» **Information provided**:
--- --- ---
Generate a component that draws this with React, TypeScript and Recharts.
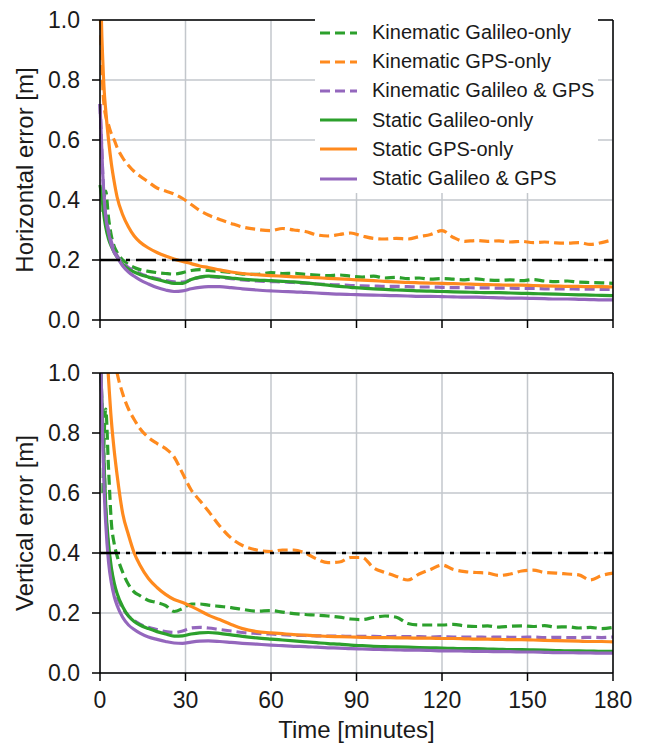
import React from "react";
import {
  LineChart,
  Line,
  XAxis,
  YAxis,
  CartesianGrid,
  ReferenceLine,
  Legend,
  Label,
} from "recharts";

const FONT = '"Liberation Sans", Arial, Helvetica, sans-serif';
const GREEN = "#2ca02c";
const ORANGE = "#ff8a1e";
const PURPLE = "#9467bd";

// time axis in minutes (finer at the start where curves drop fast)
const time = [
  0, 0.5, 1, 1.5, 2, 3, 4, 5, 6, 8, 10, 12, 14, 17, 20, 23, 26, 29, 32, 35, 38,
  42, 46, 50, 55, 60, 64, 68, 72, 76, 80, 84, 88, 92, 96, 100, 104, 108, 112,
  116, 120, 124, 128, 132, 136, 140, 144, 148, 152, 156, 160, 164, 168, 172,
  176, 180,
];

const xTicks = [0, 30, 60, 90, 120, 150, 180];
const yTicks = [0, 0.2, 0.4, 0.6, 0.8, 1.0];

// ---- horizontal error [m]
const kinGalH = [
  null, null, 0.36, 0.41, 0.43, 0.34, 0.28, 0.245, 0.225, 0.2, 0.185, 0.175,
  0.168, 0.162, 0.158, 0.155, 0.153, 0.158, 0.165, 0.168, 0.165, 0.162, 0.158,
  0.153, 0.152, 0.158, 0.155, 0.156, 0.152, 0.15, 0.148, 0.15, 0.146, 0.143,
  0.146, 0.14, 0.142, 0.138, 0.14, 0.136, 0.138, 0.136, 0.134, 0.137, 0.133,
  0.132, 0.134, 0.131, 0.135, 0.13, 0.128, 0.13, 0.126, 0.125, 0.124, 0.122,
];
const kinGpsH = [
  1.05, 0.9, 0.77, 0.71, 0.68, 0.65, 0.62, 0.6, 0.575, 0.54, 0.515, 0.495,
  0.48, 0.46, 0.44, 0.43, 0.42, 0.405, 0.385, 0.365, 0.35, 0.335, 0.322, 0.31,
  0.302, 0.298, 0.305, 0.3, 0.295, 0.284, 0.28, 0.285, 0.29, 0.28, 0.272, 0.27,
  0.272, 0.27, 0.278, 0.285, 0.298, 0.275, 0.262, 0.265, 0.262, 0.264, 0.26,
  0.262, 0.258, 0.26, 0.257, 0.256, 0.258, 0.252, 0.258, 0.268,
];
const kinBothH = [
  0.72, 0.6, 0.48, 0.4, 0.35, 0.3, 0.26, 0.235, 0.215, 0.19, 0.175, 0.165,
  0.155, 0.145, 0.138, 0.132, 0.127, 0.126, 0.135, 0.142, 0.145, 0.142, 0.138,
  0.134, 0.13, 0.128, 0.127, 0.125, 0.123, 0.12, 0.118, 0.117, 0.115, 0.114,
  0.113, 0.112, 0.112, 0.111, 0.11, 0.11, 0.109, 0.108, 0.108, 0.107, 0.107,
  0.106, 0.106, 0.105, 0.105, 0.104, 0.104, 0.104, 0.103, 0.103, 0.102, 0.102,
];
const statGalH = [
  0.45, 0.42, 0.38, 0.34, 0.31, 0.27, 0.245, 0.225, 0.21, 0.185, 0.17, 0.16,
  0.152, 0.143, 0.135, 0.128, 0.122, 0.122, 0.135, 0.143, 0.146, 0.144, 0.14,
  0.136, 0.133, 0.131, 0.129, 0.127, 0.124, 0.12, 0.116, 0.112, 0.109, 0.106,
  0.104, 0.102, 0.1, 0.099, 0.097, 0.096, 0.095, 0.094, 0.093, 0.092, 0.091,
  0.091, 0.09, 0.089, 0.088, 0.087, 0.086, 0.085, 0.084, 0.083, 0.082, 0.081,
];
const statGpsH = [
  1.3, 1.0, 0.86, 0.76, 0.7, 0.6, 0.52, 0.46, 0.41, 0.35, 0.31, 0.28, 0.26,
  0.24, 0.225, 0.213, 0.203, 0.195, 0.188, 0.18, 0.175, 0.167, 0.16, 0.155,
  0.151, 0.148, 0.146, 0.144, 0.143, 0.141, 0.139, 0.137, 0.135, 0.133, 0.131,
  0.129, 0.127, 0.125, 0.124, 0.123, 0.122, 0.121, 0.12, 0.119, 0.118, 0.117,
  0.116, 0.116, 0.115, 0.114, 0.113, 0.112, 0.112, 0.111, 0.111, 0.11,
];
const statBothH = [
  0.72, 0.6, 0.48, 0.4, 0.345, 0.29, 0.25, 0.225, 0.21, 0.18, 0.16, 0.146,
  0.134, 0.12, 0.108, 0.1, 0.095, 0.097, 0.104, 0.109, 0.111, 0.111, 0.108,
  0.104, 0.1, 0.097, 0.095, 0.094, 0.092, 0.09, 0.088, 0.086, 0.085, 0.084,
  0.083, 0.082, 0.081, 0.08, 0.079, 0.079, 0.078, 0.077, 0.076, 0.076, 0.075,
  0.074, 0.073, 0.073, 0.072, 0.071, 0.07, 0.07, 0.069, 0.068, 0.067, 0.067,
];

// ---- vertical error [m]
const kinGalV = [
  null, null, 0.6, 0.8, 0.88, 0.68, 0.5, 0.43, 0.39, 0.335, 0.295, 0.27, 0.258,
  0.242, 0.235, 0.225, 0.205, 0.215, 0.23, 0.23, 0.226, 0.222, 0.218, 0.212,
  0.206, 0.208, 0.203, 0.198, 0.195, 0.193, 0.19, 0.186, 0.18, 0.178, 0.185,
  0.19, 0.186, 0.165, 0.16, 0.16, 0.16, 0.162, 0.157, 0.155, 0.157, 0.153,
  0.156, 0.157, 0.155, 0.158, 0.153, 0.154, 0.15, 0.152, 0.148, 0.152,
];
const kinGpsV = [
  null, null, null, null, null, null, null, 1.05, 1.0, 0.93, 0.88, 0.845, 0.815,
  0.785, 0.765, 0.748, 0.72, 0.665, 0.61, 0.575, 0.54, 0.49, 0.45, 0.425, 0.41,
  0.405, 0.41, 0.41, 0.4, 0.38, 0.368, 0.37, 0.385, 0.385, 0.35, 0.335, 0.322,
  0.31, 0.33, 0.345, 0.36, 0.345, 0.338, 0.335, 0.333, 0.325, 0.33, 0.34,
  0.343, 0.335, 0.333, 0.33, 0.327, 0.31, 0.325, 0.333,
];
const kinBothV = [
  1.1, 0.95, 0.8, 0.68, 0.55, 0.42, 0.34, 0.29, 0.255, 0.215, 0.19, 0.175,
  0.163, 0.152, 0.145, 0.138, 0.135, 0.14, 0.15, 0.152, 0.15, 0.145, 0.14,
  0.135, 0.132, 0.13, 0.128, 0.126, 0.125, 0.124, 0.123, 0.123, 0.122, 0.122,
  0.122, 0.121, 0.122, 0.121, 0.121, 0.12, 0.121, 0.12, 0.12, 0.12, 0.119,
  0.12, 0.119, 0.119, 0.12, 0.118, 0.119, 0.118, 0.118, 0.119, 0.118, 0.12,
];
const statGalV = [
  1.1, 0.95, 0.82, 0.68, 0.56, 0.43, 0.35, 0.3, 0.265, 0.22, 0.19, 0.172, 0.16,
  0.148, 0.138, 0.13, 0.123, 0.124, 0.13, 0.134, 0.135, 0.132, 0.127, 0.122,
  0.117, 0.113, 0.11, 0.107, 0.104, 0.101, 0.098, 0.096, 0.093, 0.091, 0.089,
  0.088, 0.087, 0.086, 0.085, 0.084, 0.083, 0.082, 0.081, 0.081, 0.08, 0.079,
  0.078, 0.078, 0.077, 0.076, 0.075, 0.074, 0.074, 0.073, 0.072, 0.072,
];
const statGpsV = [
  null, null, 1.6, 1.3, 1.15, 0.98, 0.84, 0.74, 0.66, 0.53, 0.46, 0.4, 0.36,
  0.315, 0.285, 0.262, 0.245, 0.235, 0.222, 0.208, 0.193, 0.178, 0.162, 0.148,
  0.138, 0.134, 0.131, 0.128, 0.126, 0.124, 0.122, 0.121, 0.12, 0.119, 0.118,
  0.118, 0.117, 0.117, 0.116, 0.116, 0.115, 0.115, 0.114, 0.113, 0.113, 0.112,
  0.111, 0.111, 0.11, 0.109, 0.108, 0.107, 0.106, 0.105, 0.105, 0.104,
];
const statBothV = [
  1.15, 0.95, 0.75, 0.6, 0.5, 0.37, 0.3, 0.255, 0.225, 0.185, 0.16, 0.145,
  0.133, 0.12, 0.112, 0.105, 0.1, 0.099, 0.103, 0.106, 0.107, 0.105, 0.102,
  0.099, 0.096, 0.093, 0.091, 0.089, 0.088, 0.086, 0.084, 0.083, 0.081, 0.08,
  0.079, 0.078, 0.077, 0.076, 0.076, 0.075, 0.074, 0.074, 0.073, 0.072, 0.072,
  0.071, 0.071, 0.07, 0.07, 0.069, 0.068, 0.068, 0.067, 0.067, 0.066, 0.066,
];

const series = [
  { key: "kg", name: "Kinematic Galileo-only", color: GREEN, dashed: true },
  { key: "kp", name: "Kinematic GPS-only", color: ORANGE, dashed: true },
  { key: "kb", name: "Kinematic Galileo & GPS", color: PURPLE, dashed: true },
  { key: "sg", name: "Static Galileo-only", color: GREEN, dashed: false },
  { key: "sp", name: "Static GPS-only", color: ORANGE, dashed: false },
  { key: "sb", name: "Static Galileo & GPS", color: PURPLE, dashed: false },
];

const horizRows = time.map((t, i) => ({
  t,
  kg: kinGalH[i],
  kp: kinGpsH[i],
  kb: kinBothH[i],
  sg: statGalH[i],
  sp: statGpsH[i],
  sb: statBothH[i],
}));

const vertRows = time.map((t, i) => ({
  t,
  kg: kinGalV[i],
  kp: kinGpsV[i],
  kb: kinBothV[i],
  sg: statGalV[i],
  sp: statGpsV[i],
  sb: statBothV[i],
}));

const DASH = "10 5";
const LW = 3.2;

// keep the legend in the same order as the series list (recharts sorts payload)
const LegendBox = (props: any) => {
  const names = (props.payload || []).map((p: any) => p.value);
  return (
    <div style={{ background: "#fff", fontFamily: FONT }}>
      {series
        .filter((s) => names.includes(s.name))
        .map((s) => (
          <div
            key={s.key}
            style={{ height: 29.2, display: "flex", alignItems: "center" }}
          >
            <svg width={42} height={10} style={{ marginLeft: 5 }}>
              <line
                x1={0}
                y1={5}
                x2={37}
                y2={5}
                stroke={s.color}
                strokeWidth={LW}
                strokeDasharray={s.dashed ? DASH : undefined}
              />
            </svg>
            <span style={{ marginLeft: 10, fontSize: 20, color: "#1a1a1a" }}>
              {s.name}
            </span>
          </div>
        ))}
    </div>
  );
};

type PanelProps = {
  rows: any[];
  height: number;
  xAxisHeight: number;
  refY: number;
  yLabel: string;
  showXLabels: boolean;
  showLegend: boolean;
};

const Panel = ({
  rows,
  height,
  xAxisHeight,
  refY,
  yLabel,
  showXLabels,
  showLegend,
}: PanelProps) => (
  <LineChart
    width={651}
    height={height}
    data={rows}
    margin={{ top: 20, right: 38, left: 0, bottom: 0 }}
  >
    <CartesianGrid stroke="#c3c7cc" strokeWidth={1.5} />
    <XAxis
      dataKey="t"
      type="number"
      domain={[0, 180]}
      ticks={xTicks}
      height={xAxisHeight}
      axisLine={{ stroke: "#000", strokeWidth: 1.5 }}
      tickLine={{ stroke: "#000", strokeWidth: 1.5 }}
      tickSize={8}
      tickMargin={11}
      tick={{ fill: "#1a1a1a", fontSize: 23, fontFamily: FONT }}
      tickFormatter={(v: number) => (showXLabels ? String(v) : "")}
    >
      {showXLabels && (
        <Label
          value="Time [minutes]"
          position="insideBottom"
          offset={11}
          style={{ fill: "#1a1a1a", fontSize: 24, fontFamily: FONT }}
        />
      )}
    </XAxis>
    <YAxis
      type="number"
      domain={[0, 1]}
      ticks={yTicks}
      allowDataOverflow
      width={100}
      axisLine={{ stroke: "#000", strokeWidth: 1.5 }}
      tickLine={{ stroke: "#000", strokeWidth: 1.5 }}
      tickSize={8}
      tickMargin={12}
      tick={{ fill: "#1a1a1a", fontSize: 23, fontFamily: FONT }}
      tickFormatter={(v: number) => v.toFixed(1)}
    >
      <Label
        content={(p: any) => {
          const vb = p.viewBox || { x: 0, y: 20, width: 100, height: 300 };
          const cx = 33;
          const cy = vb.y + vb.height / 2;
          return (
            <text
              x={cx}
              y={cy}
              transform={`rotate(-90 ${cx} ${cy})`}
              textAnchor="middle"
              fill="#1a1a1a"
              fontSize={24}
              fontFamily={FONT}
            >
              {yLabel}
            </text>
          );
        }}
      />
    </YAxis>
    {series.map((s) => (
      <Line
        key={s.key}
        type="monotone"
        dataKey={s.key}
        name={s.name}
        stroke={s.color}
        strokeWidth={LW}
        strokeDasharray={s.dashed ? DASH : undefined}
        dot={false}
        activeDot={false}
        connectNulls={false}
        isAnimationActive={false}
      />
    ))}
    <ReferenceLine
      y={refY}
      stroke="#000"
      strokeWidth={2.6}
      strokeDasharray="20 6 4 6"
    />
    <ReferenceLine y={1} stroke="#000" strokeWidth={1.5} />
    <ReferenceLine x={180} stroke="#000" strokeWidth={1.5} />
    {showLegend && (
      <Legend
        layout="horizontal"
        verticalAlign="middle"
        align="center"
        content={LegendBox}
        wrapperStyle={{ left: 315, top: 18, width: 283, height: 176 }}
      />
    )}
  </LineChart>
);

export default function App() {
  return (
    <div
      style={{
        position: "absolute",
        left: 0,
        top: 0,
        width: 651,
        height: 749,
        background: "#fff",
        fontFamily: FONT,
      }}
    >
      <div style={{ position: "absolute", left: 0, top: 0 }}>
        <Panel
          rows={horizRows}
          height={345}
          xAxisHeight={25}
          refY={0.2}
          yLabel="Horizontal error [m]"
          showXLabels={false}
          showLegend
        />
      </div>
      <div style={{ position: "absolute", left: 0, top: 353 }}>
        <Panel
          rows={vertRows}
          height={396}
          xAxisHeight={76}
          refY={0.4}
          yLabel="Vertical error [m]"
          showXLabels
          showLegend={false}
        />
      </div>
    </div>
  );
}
--- --- ---
» **What needs to be done**: Transcribe the opening line of the listing above, please, and every line after it through the line with "const yTicks = [0, 0.2, 0.4, 0.6, 0.8, 1.0];", word for word, without pictures.

» **Response**:
Generate a component that draws this with React, TypeScript and Recharts.
import React from "react";
import {
  LineChart,
  Line,
  XAxis,
  YAxis,
  CartesianGrid,
  ReferenceLine,
  Legend,
  Label,
} from "recharts";

const FONT = '"Liberation Sans", Arial, Helvetica, sans-serif';
const GREEN = "#2ca02c";
const ORANGE = "#ff8a1e";
const PURPLE = "#9467bd";

// time axis in minutes (finer at the start where curves drop fast)
const time = [
  0, 0.5, 1, 1.5, 2, 3, 4, 5, 6, 8, 10, 12, 14, 17, 20, 23, 26, 29, 32, 35, 38,
  42, 46, 50, 55, 60, 64, 68, 72, 76, 80, 84, 88, 92, 96, 100, 104, 108, 112,
  116, 120, 124, 128, 132, 136, 140, 144, 148, 152, 156, 160, 164, 168, 172,
  176, 180,
];

const xTicks = [0, 30, 60, 90, 120, 150, 180];
const yTicks = [0, 0.2, 0.4, 0.6, 0.8, 1.0];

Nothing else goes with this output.